Blog Post Week 4

Non-English speakers in the United States can have a very difficult time adapting to American culture and having accessibility to things that English speakers in the United States take for granted. In the video I sourced, first generation Americans discuss the troubles of their parents language barriers after emigrating to the United States. Because their parents struggled to speak English, they were ridiculed and were constantly misunderstood, which lowered their self-esteem. One woman stated that her mother once called herself stupid after being frustrated at not being able to communicate with her co-workers.

While their parents struggled terribly with English, they at least had their children as interpreters. So if the parent struggled with calling in and then picking up a prescription at a pharmacy, or struggled with applying for a loan, they at least had their children to help them. However, there are many Americans who do not have people to interpret English for them.

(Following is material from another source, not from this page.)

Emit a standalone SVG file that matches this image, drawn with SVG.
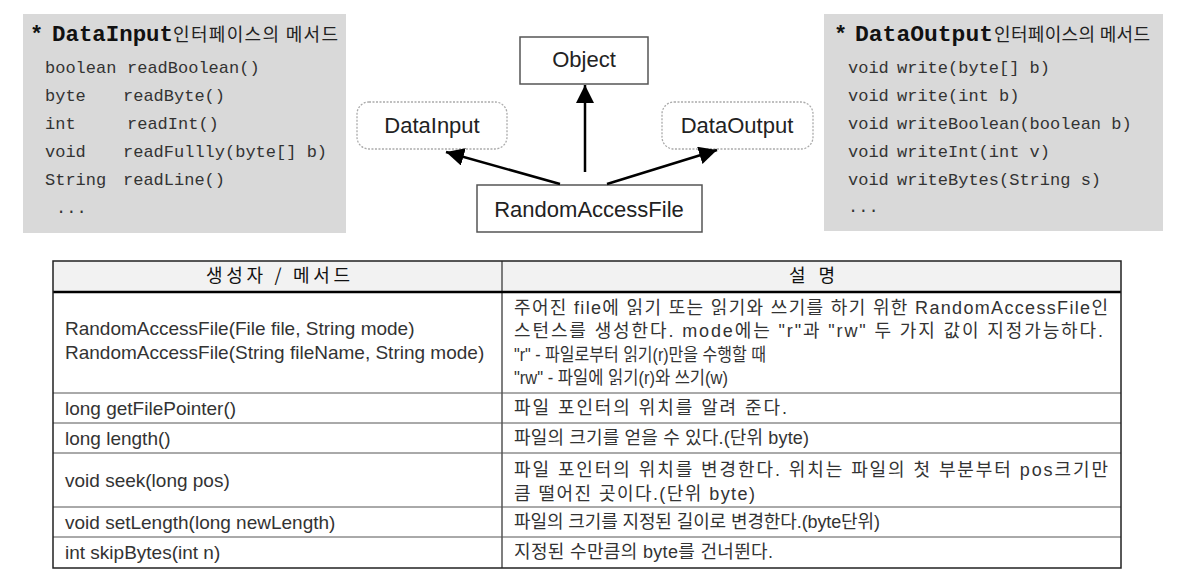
<svg xmlns="http://www.w3.org/2000/svg" width="1188" height="584" viewBox="0 0 1188 584">
<style>
.panel{fill:#d9d9d9}
.mono{font-family:"Liberation Mono","Courier New",monospace;font-size:17px;fill:#333}
.title{font-family:"Liberation Mono","Courier New",monospace;font-size:22px;font-weight:bold;fill:#111}
.ko{font-family:"Noto Sans CJK KR",sans-serif;font-size:18px;fill:#222}
.node{fill:#fff;stroke:#555;stroke-width:1.5}
.iface{fill:#fff;stroke:#aaa;stroke-width:1.3;stroke-dasharray:2 1.5}
.lbl{font-family:"Liberation Sans",Arial,sans-serif;font-size:22px;fill:#222;text-anchor:middle}
.conn{stroke:#000;stroke-width:2.5;fill:none}
.t{font-family:"Liberation Sans","Noto Sans CJK KR",sans-serif;font-size:19px;fill:#333}
.tk{font-family:"Liberation Sans","Noto Sans CJK KR",sans-serif;font-size:18px;fill:#333}
.hd{font-family:"Noto Sans CJK KR",sans-serif;font-size:18px;fill:#111}
.grid{stroke:#555;stroke-width:1}
</style>
<defs>
<marker id="arr" markerUnits="userSpaceOnUse" markerWidth="18" markerHeight="18" viewBox="0 0 10 10" refX="10" refY="5" orient="auto">
<path d="M0,0 L10,5 L0,10 z" fill="#000"/>
</marker>
</defs>

<g id="datainput-methods">
<rect class="panel" x="23" y="14" width="323" height="219"/>
<text class="title" x="30" y="41">*</text>
<text class="title" x="52" y="41" textLength="121" lengthAdjust="spacingAndGlyphs">DataInput</text>
<text class="ko" x="173" y="41" textLength="165">인터페이스의 메서드</text>
<text class="mono" x="45" y="73">boolean</text><text class="mono" x="127" y="73">readBoolean()</text>
<text class="mono" x="45" y="101">byte</text><text class="mono" x="123" y="101">readByte()</text>
<text class="mono" x="45" y="129">int</text><text class="mono" x="127" y="129">readInt()</text>
<text class="mono" x="45" y="157">void</text><text class="mono" x="123" y="157">readFullly(byte[] b)</text>
<text class="mono" x="45" y="185">String</text><text class="mono" x="123" y="185">readLine()</text>
<text class="mono" x="56" y="213">...</text>
</g>

<g id="dataoutput-methods">
<rect class="panel" x="824" y="14" width="339" height="217"/>
<text class="title" x="834" y="41">*</text>
<text class="title" x="855" y="41" textLength="138" lengthAdjust="spacingAndGlyphs">DataOutput</text>
<text class="ko" x="994" y="41" textLength="156">인터페이스의 메서드</text>
<text class="mono" x="848" y="73">void</text><text class="mono" x="897" y="73">write(byte[] b)</text>
<text class="mono" x="848" y="101">void</text><text class="mono" x="897" y="101">write(int b)</text>
<text class="mono" x="848" y="129">void</text><text class="mono" x="897" y="129">writeBoolean(boolean b)</text>
<text class="mono" x="848" y="157">void</text><text class="mono" x="897" y="157">writeInt(int v)</text>
<text class="mono" x="848" y="185">void</text><text class="mono" x="897" y="185">writeBytes(String s)</text>
<text class="mono" x="848" y="212">...</text>
</g>

<g id="object">
<rect class="node" x="520" y="37" width="128" height="47"/>
<text class="lbl" x="584" y="67">Object</text>
</g>
<g id="datainput">
<rect class="iface" x="357" y="102" width="150" height="47" rx="12"/>
<text class="lbl" x="432" y="133">DataInput</text>
</g>
<g id="dataoutput">
<rect class="iface" x="662" y="102" width="151" height="47" rx="12"/>
<text class="lbl" x="737" y="133">DataOutput</text>
</g>
<g id="randomaccessfile">
<rect class="node" x="477" y="185" width="225" height="47"/>
<text class="lbl" x="589" y="217">RandomAccessFile</text>
</g>

<g id="connectors">
<line class="conn" x1="585" y1="172" x2="585" y2="85" marker-end="url(#arr)"/>
<line class="conn" x1="560" y1="184" x2="446" y2="152" marker-end="url(#arr)"/>
<line class="conn" x1="607" y1="184" x2="717" y2="150" marker-end="url(#arr)"/>
</g>

<g id="table">
<rect x="53" y="261" width="1068" height="31" fill="#f2f2f2"/>
<line class="grid" x1="53" y1="393" x2="1121" y2="393"/>
<line class="grid" x1="53" y1="423" x2="1121" y2="423"/>
<line class="grid" x1="53" y1="453" x2="1121" y2="453"/>
<line class="grid" x1="53" y1="507" x2="1121" y2="507"/>
<line class="grid" x1="53" y1="537" x2="1121" y2="537"/>
<line x1="502" y1="261" x2="502" y2="568" stroke="#555" stroke-width="1.5"/>
<line x1="53" y1="292" x2="1121" y2="292" stroke="#000" stroke-width="2.5"/>
<rect x="53" y="261" width="1068" height="307" fill="none" stroke="#222" stroke-width="1.5"/>

<text class="hd" x="206" y="282" textLength="144">생성자 / 메서드</text>
<text class="hd" x="789" y="282" textLength="46">설 명</text>

<text class="t" x="65" y="335">RandomAccessFile(File file, String mode)</text>
<text class="t" x="65" y="359">RandomAccessFile(String fileName, String mode)</text>
<text class="t" x="65" y="415">long getFilePointer()</text>
<text class="t" x="65" y="445">long length()</text>
<text class="t" x="65" y="487">void seek(long pos)</text>
<text class="t" x="65" y="529">void setLength(long newLength)</text>
<text class="t" x="65" y="559">int skipBytes(int n)</text>

<text class="tk" x="514" y="314" textLength="594">주어진 file에 읽기 또는 읽기와 쓰기를 하기 위한 RandomAccessFile인</text>
<text class="tk" x="514" y="337" textLength="589">스턴스를 생성한다. mode에는 "r"과 "rw" 두 가지 값이 지정가능하다.</text>
<text class="tk" x="514" y="361" textLength="252" lengthAdjust="spacingAndGlyphs">"r" - 파일로부터 읽기(r)만을 수행할 때</text>
<text class="tk" x="514" y="384" textLength="214" lengthAdjust="spacingAndGlyphs">"rw" - 파일에 읽기(r)와 쓰기(w)</text>
<text class="tk" x="514" y="414" textLength="273">파일 포인터의 위치를 알려 준다.</text>
<text class="tk" x="514" y="444" textLength="295">파일의 크기를 얻을 수 있다.(단위 byte)</text>
<text class="tk" x="514" y="476" textLength="594">파일 포인터의 위치를 변경한다. 위치는 파일의 첫 부분부터 pos크기만</text>
<text class="tk" x="514" y="500" textLength="241">큼 떨어진 곳이다.(단위 byte)</text>
<text class="tk" x="514" y="528" textLength="366">파일의 크기를 지정된 길이로 변경한다.(byte단위)</text>
<text class="tk" x="514" y="558" textLength="259">지정된 수만큼의 byte를 건너뛴다.</text>
</g>
</svg>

In fact, the biggest group of people in the United States who speak English as a second language are actually Americans, not immigrants. I’ve seen many moments where a non-English speaking American was trying to pick up a prescription, or called me at my job to make an appointment, or at my sister’s wife’s law firm try to file a lawsuit. It is incredibly difficult for both parties, and I believe we have all at one point gotten impatient while trying to communicate with a non-English speaker. In these situations, it is so easy for non-English speakers to be discriminated against, and treated poorly. It is also worrisome that they can’t read very important labels, such as labels on medications, and certain products that can become bio-hazards. America is called a melting pot, yet we have this big group of people that cannot read or communicate with the general population.

We all know stories where an ignorant American yelled at a non-English speaking American to go back to their own country, even if they were born and raised in the United States. Donald Trump and other members of the Republican party have repeatedly voiced their ignorant opinions about how they feel about non-English speaking Americans, and that has led to more discrimination and violence against non-English speakers. When I was in Japan for two weeks and barely knew any Japanese, I was treated very well and people did their best to accommodate for me. I hope that someday, the United States will take on that same mindset.

B. (2016, June 20). When Your Parents Speak Broken English. Retrieved July 29, 2016, from https://www.youtube.com/watch?v=yFlxDuNC6OU

Growth in the American non-English speaking population is no longer a given. (n.d.). Retrieved July 29, 2016, from http://statchatva.org/2015/08/11/growth-in-the-american-non-english-speaking- population-is-no-longer-a-given/

2 thoughts on “Blog Post Week 4

  1. I personally have first hand experience with non-english speakers and the way they’re treated in places where English is the dominant language. You’re absolutely right that they have a hard time mostly because many people in America don’t bother to learn other countries. Everybody here expects everyone to know their language when they come to America from elsewhere, but don’t wanna learn other countries languages when they go visit them. It screams American expectations. Another group that could be effected by this kind of example is anyone with hearing impairments or developmental delays. People often times don’t want to deal with things that take a lot of effort and care. People who are deaf have to learn to communicate with their body, and often times struggle to understand what the outside world is saying/communicating to them. Most people can’t sign or wouldn’t be able to interpret what someone was signing to them. One way to go about fixing this would be to implement free language courses at schools and via online, and possibly sign language classes in elementary school so kids can have a basic understanding of signing.

  2. I agree with your opinion. I personally do not think people in America consider the difficulty of learning English and surviving in America. When one cannot speak English, living day-to-day gets more difficult. Our country in general should start to embrace other cultures instead of alienating them.